Can you transcribe every line exactly and leave the pictures behind?

────────────────

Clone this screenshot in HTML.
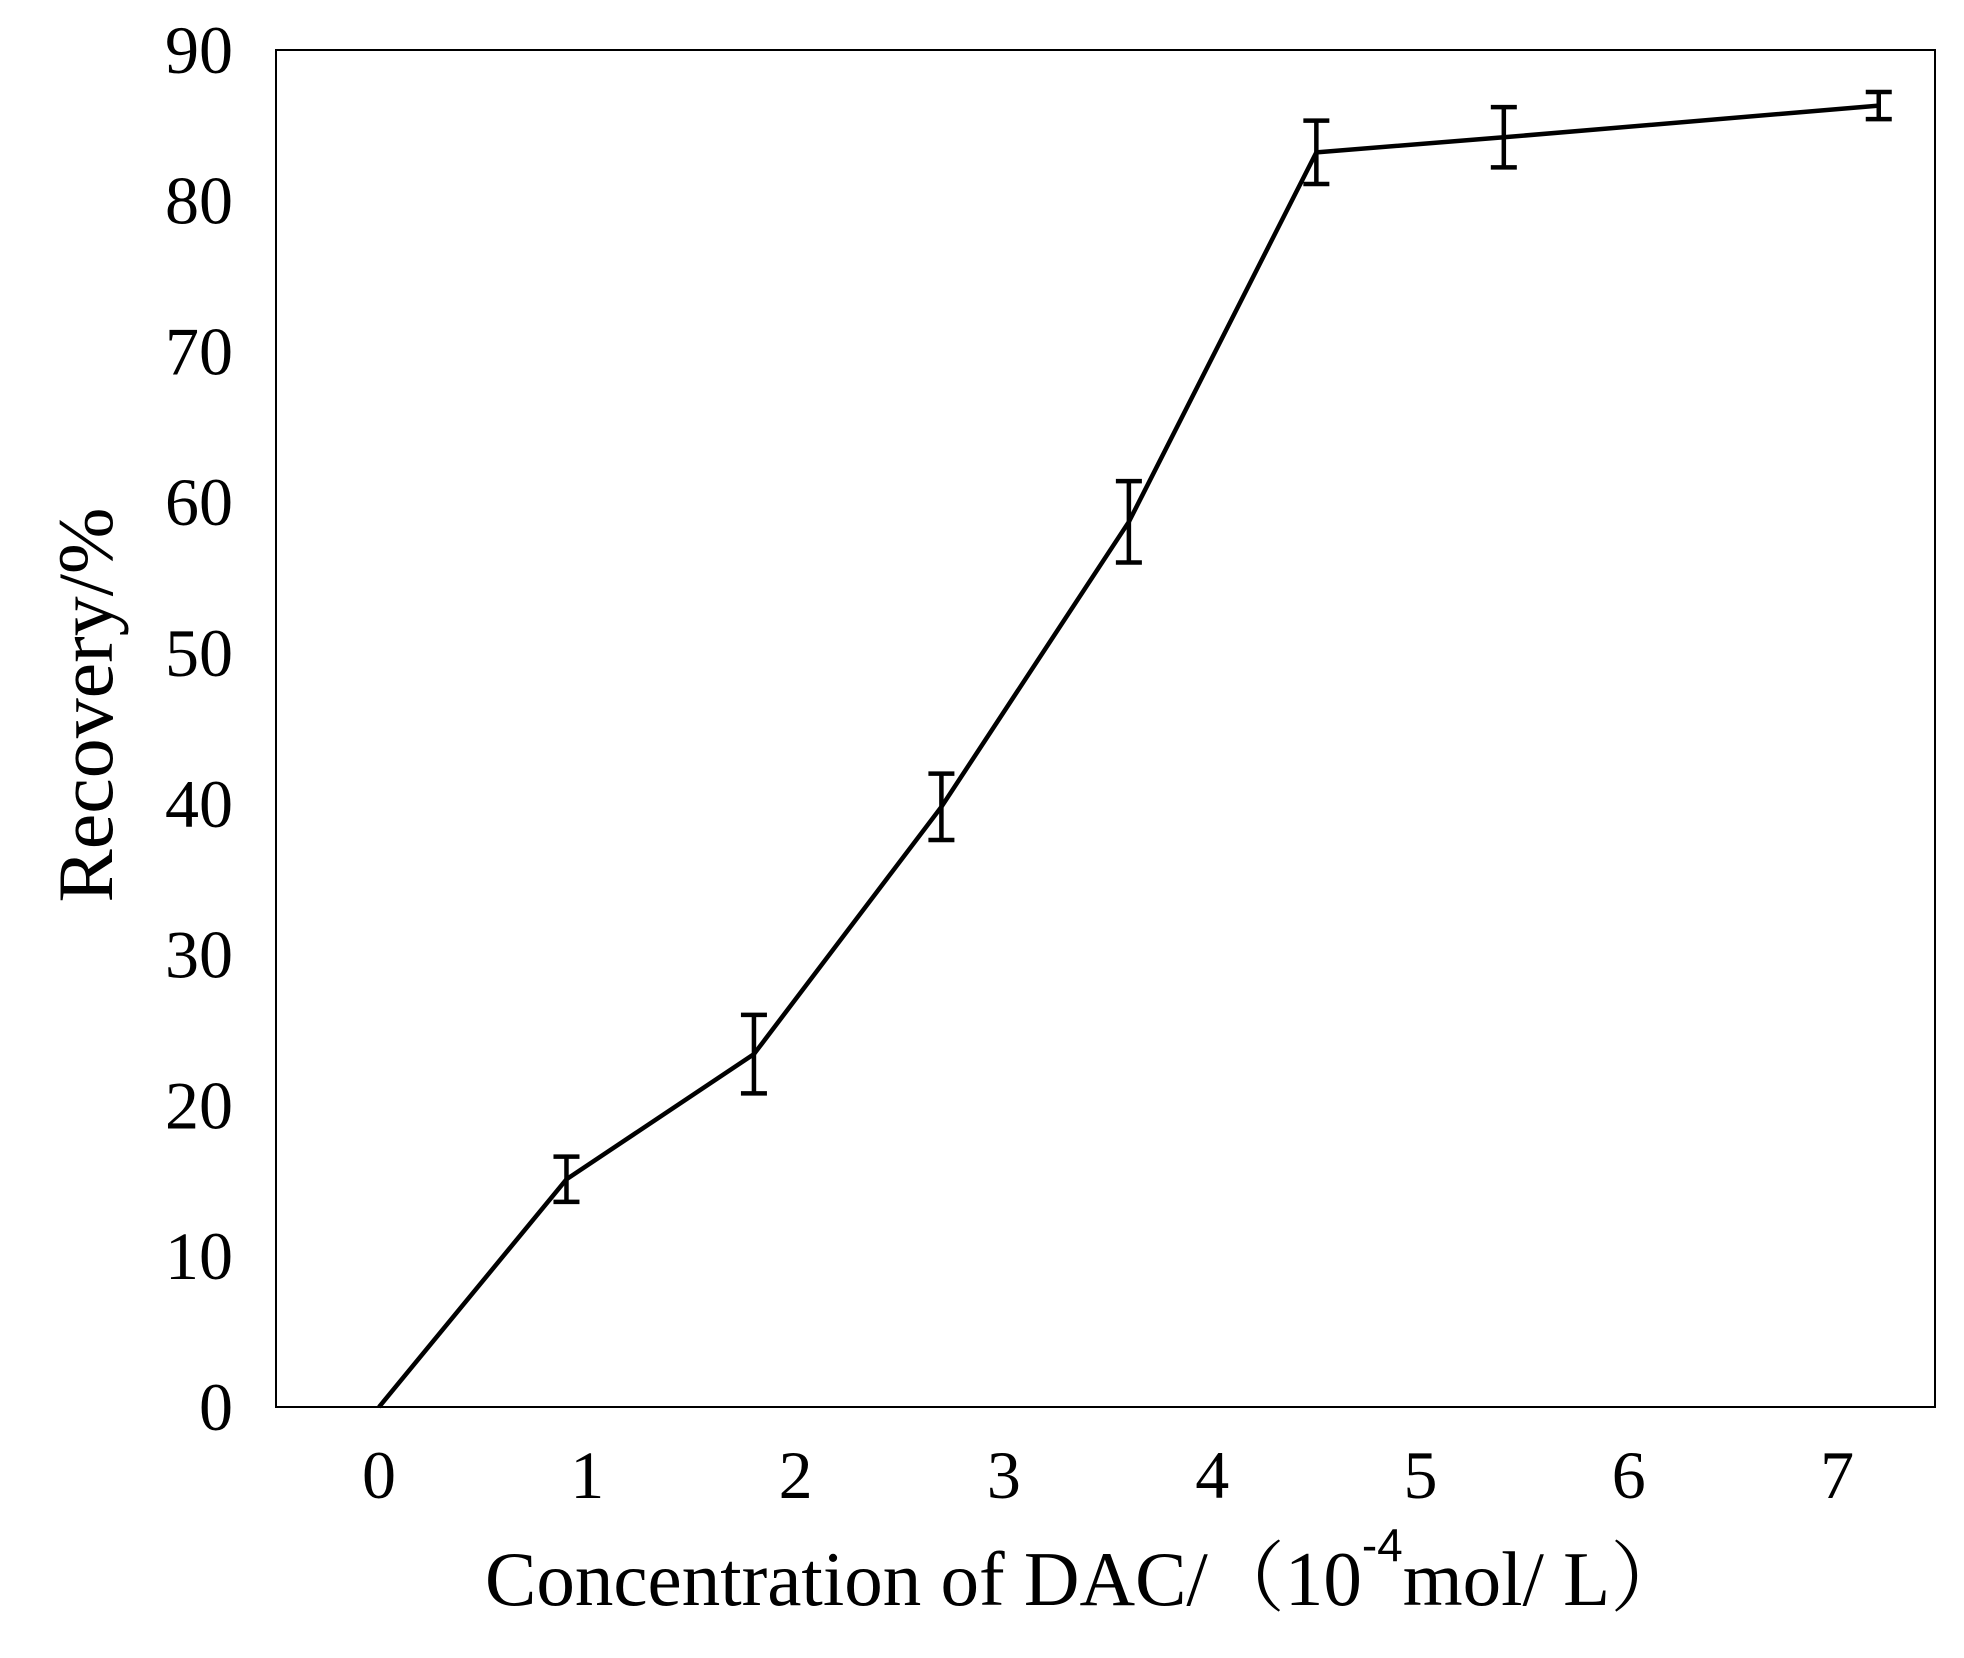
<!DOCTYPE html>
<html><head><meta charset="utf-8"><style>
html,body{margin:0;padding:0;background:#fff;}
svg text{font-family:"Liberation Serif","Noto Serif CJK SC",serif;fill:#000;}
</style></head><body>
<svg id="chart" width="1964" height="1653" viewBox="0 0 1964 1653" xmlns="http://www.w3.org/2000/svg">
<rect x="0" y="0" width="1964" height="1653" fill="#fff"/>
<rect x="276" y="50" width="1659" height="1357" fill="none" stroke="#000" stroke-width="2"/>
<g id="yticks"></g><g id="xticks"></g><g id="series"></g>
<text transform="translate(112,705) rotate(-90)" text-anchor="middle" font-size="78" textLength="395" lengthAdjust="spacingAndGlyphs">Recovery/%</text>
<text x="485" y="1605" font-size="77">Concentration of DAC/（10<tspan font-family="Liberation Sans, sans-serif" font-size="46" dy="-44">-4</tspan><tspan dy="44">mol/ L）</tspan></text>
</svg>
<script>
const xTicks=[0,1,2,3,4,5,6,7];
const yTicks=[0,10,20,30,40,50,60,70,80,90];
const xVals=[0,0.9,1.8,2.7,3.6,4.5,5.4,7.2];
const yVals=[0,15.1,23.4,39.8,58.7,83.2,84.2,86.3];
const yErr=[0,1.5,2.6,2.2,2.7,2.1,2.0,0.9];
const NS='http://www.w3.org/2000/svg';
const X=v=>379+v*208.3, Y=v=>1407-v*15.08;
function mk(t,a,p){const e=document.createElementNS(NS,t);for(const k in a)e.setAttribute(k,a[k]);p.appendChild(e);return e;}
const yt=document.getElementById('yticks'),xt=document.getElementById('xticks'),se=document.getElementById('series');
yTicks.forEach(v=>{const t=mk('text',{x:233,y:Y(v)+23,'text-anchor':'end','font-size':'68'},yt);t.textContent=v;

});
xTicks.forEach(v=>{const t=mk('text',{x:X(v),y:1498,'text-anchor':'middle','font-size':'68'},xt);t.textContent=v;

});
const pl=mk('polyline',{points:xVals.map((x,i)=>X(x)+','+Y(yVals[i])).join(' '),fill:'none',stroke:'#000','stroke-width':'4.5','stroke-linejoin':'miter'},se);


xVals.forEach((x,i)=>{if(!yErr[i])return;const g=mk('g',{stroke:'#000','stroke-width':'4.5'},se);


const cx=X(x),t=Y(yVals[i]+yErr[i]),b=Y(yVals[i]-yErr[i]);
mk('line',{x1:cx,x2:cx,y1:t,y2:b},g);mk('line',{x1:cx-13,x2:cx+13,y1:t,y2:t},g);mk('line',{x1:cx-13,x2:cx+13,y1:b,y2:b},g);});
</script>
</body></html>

────────────────

Complete output:
Clone this screenshot in HTML.
<!DOCTYPE html>
<html><head><meta charset="utf-8"><style>
html,body{margin:0;padding:0;background:#fff;}
svg text{font-family:"Liberation Serif","Noto Serif CJK SC",serif;fill:#000;}
</style></head><body>
<svg id="chart" width="1964" height="1653" viewBox="0 0 1964 1653" xmlns="http://www.w3.org/2000/svg">
<rect x="0" y="0" width="1964" height="1653" fill="#fff"/>
<rect x="276" y="50" width="1659" height="1357" fill="none" stroke="#000" stroke-width="2"/>
<g id="yticks"></g><g id="xticks"></g><g id="series"></g>
<text transform="translate(112,705) rotate(-90)" text-anchor="middle" font-size="78" textLength="395" lengthAdjust="spacingAndGlyphs">Recovery/%</text>
<text x="485" y="1605" font-size="77">Concentration of DAC/（10<tspan font-family="Liberation Sans, sans-serif" font-size="46" dy="-44">-4</tspan><tspan dy="44">mol/ L）</tspan></text>
</svg>
<script>
const xTicks=[0,1,2,3,4,5,6,7];
const yTicks=[0,10,20,30,40,50,60,70,80,90];
const xVals=[0,0.9,1.8,2.7,3.6,4.5,5.4,7.2];
const yVals=[0,15.1,23.4,39.8,58.7,83.2,84.2,86.3];
const yErr=[0,1.5,2.6,2.2,2.7,2.1,2.0,0.9];
const NS='http://www.w3.org/2000/svg';
const X=v=>379+v*208.3, Y=v=>1407-v*15.08;
function mk(t,a,p){const e=document.createElementNS(NS,t);for(const k in a)e.setAttribute(k,a[k]);p.appendChild(e);return e;}
const yt=document.getElementById('yticks'),xt=document.getElementById('xticks'),se=document.getElementById('series');
yTicks.forEach(v=>{const t=mk('text',{x:233,y:Y(v)+23,'text-anchor':'end','font-size':'68'},yt);t.textContent=v;

});
xTicks.forEach(v=>{const t=mk('text',{x:X(v),y:1498,'text-anchor':'middle','font-size':'68'},xt);t.textContent=v;

});
const pl=mk('polyline',{points:xVals.map((x,i)=>X(x)+','+Y(yVals[i])).join(' '),fill:'none',stroke:'#000','stroke-width':'4.5','stroke-linejoin':'miter'},se);


xVals.forEach((x,i)=>{if(!yErr[i])return;const g=mk('g',{stroke:'#000','stroke-width':'4.5'},se);


const cx=X(x),t=Y(yVals[i]+yErr[i]),b=Y(yVals[i]-yErr[i]);
mk('line',{x1:cx,x2:cx,y1:t,y2:b},g);mk('line',{x1:cx-13,x2:cx+13,y1:t,y2:t},g);mk('line',{x1:cx-13,x2:cx+13,y1:b,y2:b},g);});
</script>
</body></html>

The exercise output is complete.